While the Kaikoura/waiau earthquakes have been devastating (personally and economically) for locals in terms of loss of business, homes, property, etc., one upside is that, for the foreseeable future, tourists in campervans will be conspicuous by their absence on that stretch of road!
Years ago, when I was little boy, rental companies had speed-limiting devices (read: governors) fitted to most rental vehicles. Once I was older, I debated the need to fit a speed-limiter to a Morris Minor! More recently, someone (no prizes for guessing which industry sector they were from was) persuaded the NZTA to lift the limitation on the licence type required for driving these huge mobile homes / campervans, so that they could be driven by anyone with an ordinary car licence (and, in many instances, one of dubious origin!). It wasn’t that long ago that I would have required a Heavy Traffic (HT) licence to drive my old Bedford ambulance. Now a car licence is sufficient.

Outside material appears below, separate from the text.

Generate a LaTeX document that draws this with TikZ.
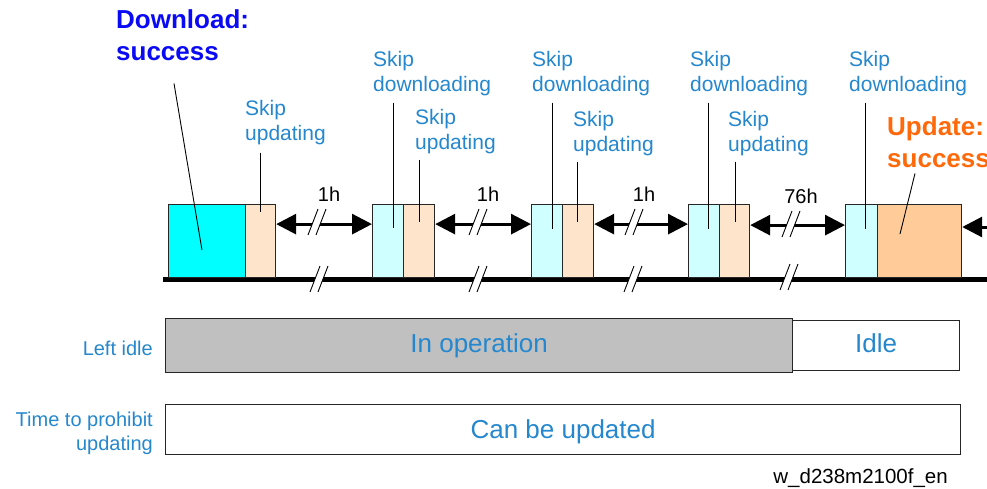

As long as we keep encouraging people to drive faster regardless of their competency levels, we will have more deaths on our roads. Picture this: a tourist gets off a plane at Auckland Airport, jumps into a rental campervan / mobile home and heads south on the motorway. They see the 110kph limit signs, and immediately think that this is the open road limit for the rest of the country. A recipe for disaster, for sure. Bring back speed-limiters, and raise the bar for licences for these heavier rental vehicles as a first step. Who knows, the life saved might be mine?
Hope you all had a safe Christmas break.